Morganh · March 21, 2023, 1:44pm

You can copy the log from the terminal and then upload it as a txt file.

Morganh · March 27, 2023, 7:11am

Hi,
Please uninstall the driver.

sudo apt purge nvidia-driver-525
sudo apt autoremove
sudo apt autoclean

Then, run below
$ bash setup.sh check-inventory.yml
$ bash setup.sh install

And share with the logs.

swka1043338 · March 29, 2023, 2:23am

In the stage of TASK [Waiting for the Cluster to become available], I found that I could not rmmod nvidia module.

When I ran the command: sudo rmmod nvidia, I got the error message

rmmod: ERROR: Module nvidia is in use

How could I do to deal with the problem?

The picture below is the error log in the stage of TASK [Waiting for the Cluster to become available]
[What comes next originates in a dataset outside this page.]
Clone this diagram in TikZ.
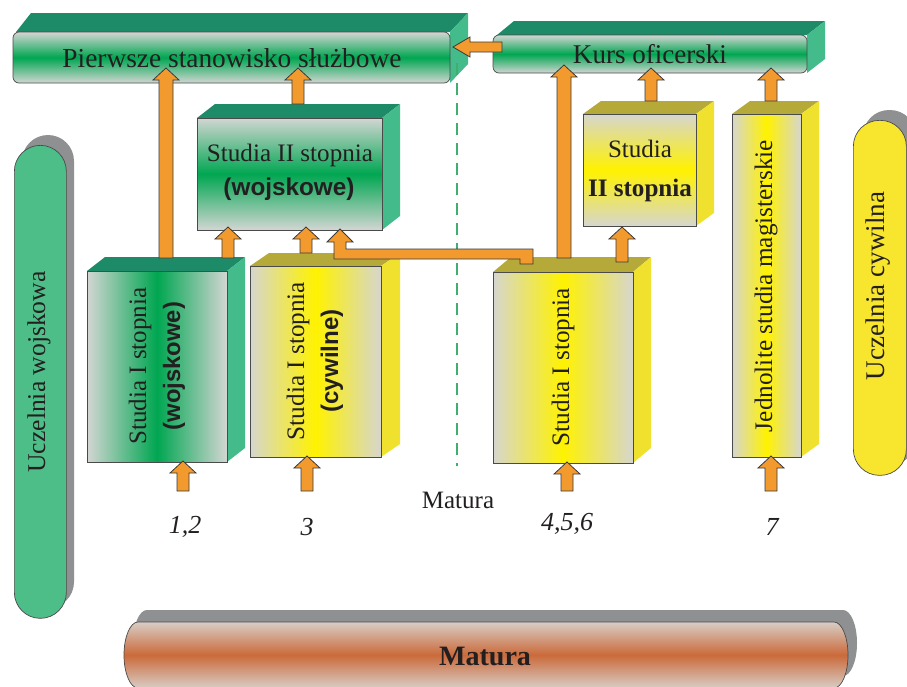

The picture below is the last components related to driver

Morganh · March 29, 2023, 2:27am

It gets stuck here, right?

swka1043338 · March 29, 2023, 2:28am

Exactly, I still get stuck here.

Morganh · March 29, 2023, 2:28am

Please try to open a new terminal to run below command.
$ kubectl delete crd clusterpolicies.nvidia.com

swka1043338 · March 29, 2023, 2:30am

If I did it, it would terminate and disapper the GPU driver and GPU related network-plugin.

Is there any methods to deal with it ?

Morganh · March 29, 2023, 2:33am

There is no update from you for a period, assuming this is not an issue anymore. Hence we are closing this topic. If need further support, please open a new one. Thanks

This command does not affect driver.

system · April 25, 2023, 2:56am

This topic was automatically closed 14 days after the last reply. New replies are no longer allowed.